Message passing follows three distinct steps:
- Creation: Neighbors send encoded information (feature vectors, edge weights) to the target node.
- Aggregation: The target node combines these messages using operations like sum, mean, max, or attention-weighted combinations.
- Update: The node updates its own representation based on the aggregated data, often passing it through a non-linear activation function.
Key GNN Architectures
Different architectures optimize for specific graph challenges, ranging from scalability to structural expressivity:
- Graph Convolutional Networks (GCNs): Apply a smoothing operation across neighbors, making them effective for semi-supervised classification.
- GraphSAGE (Sample and Aggregate): Designed for massive graphs, it samples neighbors rather than using the entire graph, concatenating the node’s own embedding with the aggregated neighbor data.
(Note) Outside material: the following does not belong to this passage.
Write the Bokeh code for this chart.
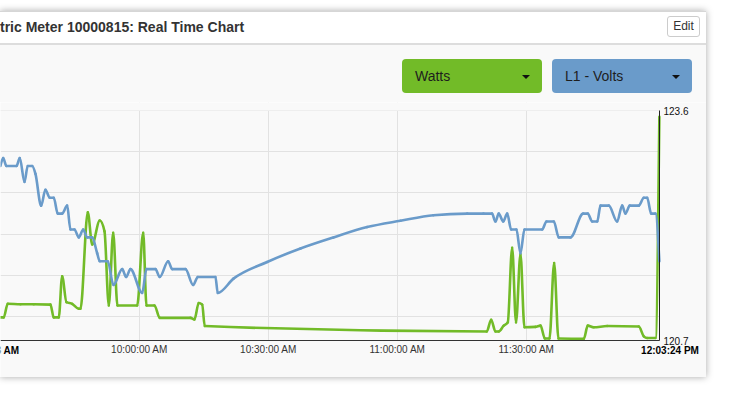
import numpy as np
import pandas as pd
from bokeh.plotting import figure
from bokeh.models import (Range1d, LinearAxis, FixedTicker, Grid, DatetimeTickFormatter,
                          ColumnDataSource, Label, Div, Column, BoxAnnotation)
from bokeh.embed import file_html
from bokeh.resources import INLINE

DAY = "2016-05-10 "

# ---- L1 - Volts series (blue) ----
volt_times = ["09:27:40", "09:28:18", "09:29:04", "09:31:24", "09:32:10", "09:33:16", "09:34:01",
              "09:35:03", "09:35:49", "09:37:08", "09:38:08", "09:39:08", "09:40:04", "09:41:00",
              "09:42:01", "09:43:11", "09:43:57", "09:44:53", "09:45:53", "09:46:55", "09:47:50",
              "09:49:00", "09:50:10", "09:50:46", "09:52:38", "09:53:57", "09:55:59", "09:56:54",
              "09:57:54", "10:00:38", "10:01:38", "10:03:43", "10:04:43", "10:06:40", "10:07:36",
              "10:10:42", "10:12:29", "10:13:34", "10:17:40", "10:18:12", "10:21:52", "10:29:42",
              "10:37:26", "10:45:07", "10:52:57", "11:00:42", "11:08:22", "11:16:13", "11:20:00",
              "11:21:59", "11:22:47", "11:23:33", "11:24:35", "11:25:31", "11:26:26", "11:27:40",
              "11:28:36", "11:29:32", "11:33:39", "11:34:39", "11:36:21", "11:37:31", "11:40:14",
              "11:43:11", "11:44:15", "11:45:17", "11:46:27", "11:47:13", "11:49:09", "11:51:05",
              "11:52:15", "11:53:01", "11:54:01", "11:56:07", "11:57:17", "11:58:04", "11:59:00",
              "12:00:00", "12:00:54"]
volts = [122.9, 123.0, 122.9, 122.9, 123.0, 122.7, 122.9,
         122.9, 122.8, 122.4, 122.6, 122.5, 122.5, 122.3,
         122.3, 122.4, 122.1, 122.1, 122.0, 122.1, 122.0,
         122.0, 121.8, 121.7, 121.7, 121.4, 121.6, 121.5,
         121.6, 121.3, 121.6, 121.6, 121.5, 121.7, 121.6,
         121.6, 121.4, 121.5, 121.5, 121.3, 121.48, 121.69,
         121.86, 122.0, 122.13, 122.21, 122.28, 122.3, 122.3,
         122.3, 122.2, 122.3, 122.2, 122.3, 122.1, 122.1,
         121.8, 122.1, 122.1, 122.2, 122.2, 122.0, 122.0,
         122.3, 122.3, 122.2, 122.2, 122.4, 122.4, 122.2,
         122.4, 122.3, 122.4, 122.4, 122.5, 122.5, 122.3,
         122.3, 121.7]

# ---- Watts series (green) ----
watt_times = ["09:27:40", "09:28:26", "09:29:22", "09:32:20", "09:35:25", "09:39:18", "09:40:04",
              "09:41:14", "09:42:01", "09:43:01", "09:44:21", "09:45:53", "09:46:17", "09:47:59",
              "09:49:00", "09:50:46", "09:51:52", "09:52:52", "09:53:53", "09:54:53", "09:59:28",
              "10:00:52", "10:01:38", "10:03:29", "10:04:43", "10:11:52", "10:12:47", "10:13:47",
              "10:14:35", "10:15:11", "11:20:46", "11:21:47", "11:22:47", "11:23:33", "11:24:43",
              "11:25:39", "11:26:40", "11:27:34", "11:28:36", "11:29:32", "11:32:05", "11:33:16",
              "11:34:16", "11:35:21", "11:36:26", "11:37:26", "11:43:20", "11:44:15", "11:45:39",
              "11:48:46", "11:56:07", "11:57:17", "11:58:04", "12:00:00", "12:00:54"]
watts = [490, 490, 655, 650, 650, 645, 490,
         490, 990, 675, 655, 595, 595, 1765,
         1375, 1665, 1535, 635, 1515, 635, 635,
         1515, 635, 635, 485, 485, 465, 665,
         645, 385, 320, 460, 320, 320, 390,
         430, 1335, 430, 1255, 370, 375, 390,
         235, 235, 1150, 235, 230, 390, 370,
         385, 380, 260, 240, 240, 2925]

# ---- axes / labels ----
x_tick_times = ["10:00:00", "10:30:00", "11:00:00", "11:30:00"]
first_label = "9:25:48 AM"
last_label = "12:03:24 PM"
volt_axis_ticks = [120.7, 123.6]
watt_grid_ticks = [500, 1000, 1500, 2000, 2500, 3000]
watt_span = [210, 3000]
view_span = ["09:27:41", "12:00:56"]

title_text = "tric Meter 10000815: Real Time Chart"
button_labels = ["Watts", "L1 - Volts"]
GREEN = "#72bb28"
BLUE = "#6a9bca"
BG = "#f9f9f9"
GRID = "#e2e2e2"
FONT = "Liberation Sans"

# layout of the chart canvas (pixels)
FIG_W, FIG_H = 706, 275
PLOT_W, PLOT_TOP, PLOT_BOTTOM = 659, 8, 238   # data area inside the canvas


def ms(times):
    idx = pd.to_datetime([DAY + t for t in times])
    return np.asarray((idx - pd.Timestamp("1970-01-01")) // pd.Timedelta(milliseconds=1), dtype=float)


def monotone_source(xs, ys):
    """Monotone cubic (smoothed chart line) expressed as Bezier segments."""
    x = np.asarray(xs, float)
    y = np.asarray(ys, float)
    n = len(x)
    h = np.diff(x)
    s = np.diff(y) / h
    m = np.zeros(n)
    for i in range(1, n - 1):
        h0, h1, s0, s1 = h[i - 1], h[i], s[i - 1], s[i]
        pp = (s0 * h1 + s1 * h0) / (h0 + h1)
        m[i] = (np.sign(s0) + np.sign(s1)) * min(abs(s0), abs(s1), 0.5 * abs(pp))
    m[0] = (3 * s[0] - m[1]) / 2
    m[-1] = (3 * s[-1] - m[-2]) / 2
    d = h / 3
    return ColumnDataSource(dict(
        x0=x[:-1], y0=y[:-1], x1=x[1:], y1=y[1:],
        cx0=x[:-1] + d, cy0=y[:-1] + d * m[:-1],
        cx1=x[1:] - d, cy1=y[1:] - d * m[1:]))


def extend(lo, hi, span_px, before_px, after_px):
    per = (hi - lo) / span_px
    return lo - before_px * per, hi + after_px * per


vx = ms(view_span)
x_lo, x_hi = float(vx[0]), float(vx[1])
plot_h = PLOT_BOTTOM - PLOT_TOP
xr = extend(x_lo, x_hi, PLOT_W, 0, FIG_W - PLOT_W)
vr = extend(volt_axis_ticks[0], volt_axis_ticks[1], plot_h, FIG_H - PLOT_BOTTOM, PLOT_TOP)
wr = extend(watt_span[0], watt_span[1], plot_h, FIG_H - PLOT_BOTTOM, PLOT_TOP)

p = figure(width=FIG_W, height=FIG_H, title=None, margin=0,
           x_range=Range1d(*xr), y_range=Range1d(*vr),
           x_axis_type=None, y_axis_type=None,
           toolbar_location=None, output_backend="svg",
           min_border_left=0, min_border_right=0, min_border_top=0, min_border_bottom=0,
           background_fill_color=BG, border_fill_color=BG, outline_line_color=None)
p.extra_y_ranges = {"watts": Range1d(*wr)}

# grid lines
x_ticker = FixedTicker(ticks=list(ms(x_tick_times)))
p.add_layout(Grid(dimension=0, ticker=x_ticker, grid_line_color=GRID, grid_line_width=1))
p.add_layout(Grid(dimension=1, ticker=FixedTicker(ticks=watt_grid_ticks), y_range_name="watts",
                  grid_line_color=GRID, grid_line_width=1))
# keep the grid inside the data area
for kw in (dict(top=volt_axis_ticks[0]), dict(bottom=volt_axis_ticks[1]), dict(left=x_hi)):
    p.add_layout(BoxAnnotation(fill_color=BG, fill_alpha=1.0, line_color=None, level="underlay", **kw))

fmt = "%I:%M:%S %p"
xaxis = LinearAxis(ticker=x_ticker, fixed_location=volt_axis_ticks[0], bounds=(x_lo, x_hi),
                   formatter=DatetimeTickFormatter(seconds=fmt, minsec=fmt, minutes=fmt, hourmin=fmt,
                                                   hours=fmt, boundary_scaling=False),
                   major_tick_line_color=None, minor_tick_line_color=None,
                   major_tick_out=0, major_tick_in=0, major_label_standoff=3,
                   axis_line_color="#333333", axis_line_width=1,
                   major_label_text_font=FONT, major_label_text_font_size="10px",
                   major_label_text_color="#333333")
p.add_layout(xaxis, "below")

yaxis = LinearAxis(ticker=FixedTicker(ticks=volt_axis_ticks), fixed_location=x_hi,
                   bounds=(volt_axis_ticks[0], volt_axis_ticks[1]),
                   major_tick_line_color=None, minor_tick_line_color=None,
                   major_tick_out=0, major_tick_in=0, major_label_standoff=4,
                   axis_line_color="#222222", axis_line_width=1,
                   major_label_text_font=FONT, major_label_text_font_size="10px",
                   major_label_text_color="#111111")
p.add_layout(yaxis, "right")

spec = dict(x0="x0", y0="y0", x1="x1", y1="y1", cx0="cx0", cy0="cy0", cx1="cx1", cy1="cy1")
p.bezier(source=monotone_source(ms(watt_times), watts), line_color=GREEN, line_width=2.6,
         line_cap="round", y_range_name="watts", **spec)
p.bezier(source=monotone_source(ms(volt_times), volts), line_color=BLUE, line_width=2.6,
         line_cap="round", **spec)

p.add_layout(Label(x=x_hi, y=volt_axis_ticks[0], text=last_label, text_align="center",
                   text_baseline="top", x_offset=10.5, y_offset=-4, text_font=FONT,
                   text_font_size="10px", text_font_style="bold", text_color="#000000"))
p.add_layout(Label(x=x_lo, y=volt_axis_ticks[0], text=first_label, text_align="right",
                   text_baseline="top", x_offset=19, y_offset=-4, text_font=FONT,
                   text_font_size="10px", text_font_style="bold", text_color="#000000"))


def button(left, color, label):
    return (f'<div style="position:absolute;left:{left}px;top:48px;width:140px;height:34px;'
            f'background:{color};border-radius:4px;">'
            f'<span style="position:absolute;left:13px;top:0;line-height:34px;font-size:14px;'
            f'color:#1e1e1e;white-space:nowrap;">{label}</span>'
            f'<span style="position:absolute;left:120px;top:16px;width:0;height:0;'
            f'border-left:4px solid transparent;border-right:4px solid transparent;'
            f'border-top:4px solid #111;"></span></div>')


header_html = (
    f'<div style="position:relative;width:706px;height:91px;background:{BG};overflow:hidden;'
    f"font-family:'Liberation Sans',Arial,sans-serif;\">"
    f'<div style="position:absolute;left:0;top:0;width:706px;height:32px;background:#ffffff;'
    f'border-top:1px solid #d6d6d6;box-sizing:border-box;"></div>'
    f'<div style="position:absolute;left:0;top:32px;width:706px;height:2px;background:#dddddd;"></div>'
    f'<div style="position:absolute;left:0;top:8px;line-height:16px;font-size:14px;font-weight:bold;'
    f'color:#333333;white-space:nowrap;">{title_text}</div>'
    f'<div style="position:absolute;left:667px;top:5px;width:33px;height:21px;box-sizing:border-box;'
    f'border:1px solid #cccccc;border-radius:3px;background:#ffffff;font-size:12px;line-height:19px;'
    f'text-align:center;color:#333333;">Edit</div>'
    f'{button(402, GREEN, button_labels[0])}'
    f'{button(552, BLUE, button_labels[1])}'
    f'</div>')

top = Div(text=header_html, width=706, height=91, margin=0)

layout = Column(children=[top, p], margin=(11, 0, 0, 0), spacing=0,
                styles={"box-shadow": "0 0 7px rgba(0,0,0,0.35)"})

open("out.html", "w").write(file_html(layout, INLINE))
- Graph Attention Networks (GATs): Introduce attention coefficients to weigh the importance of specific neighbors dynamically, allowing the model to focus on the most relevant connections.
- Graph Isomorphism Networks (GINs): Use Multi-Layer Perceptrons (MLPs) to maximize expressivity. They are specifically designed to distinguish between structurally distinct graphs that simpler models (like GCNs) might incorrectly map to the same embedding.
- Graph Transformers: Utilize global attention, allowing any node to attend to any other node regardless of distance. They incorporate structural bias terms (e.g., distance or edge type) into the attention score and use multi-head attention to capture complex, long-range relationships.
Data Representation
Graphs can be homogeneous (one type of node/edge) or heterogeneous (multiple types). To process these, GNNs generate embeddings—dense, low-dimensional vectors that capture both the features of the entities and the structural relationships between them. These embeddings are essential for converting raw, messy graph data into a format that neural networks can process for downstream tasks.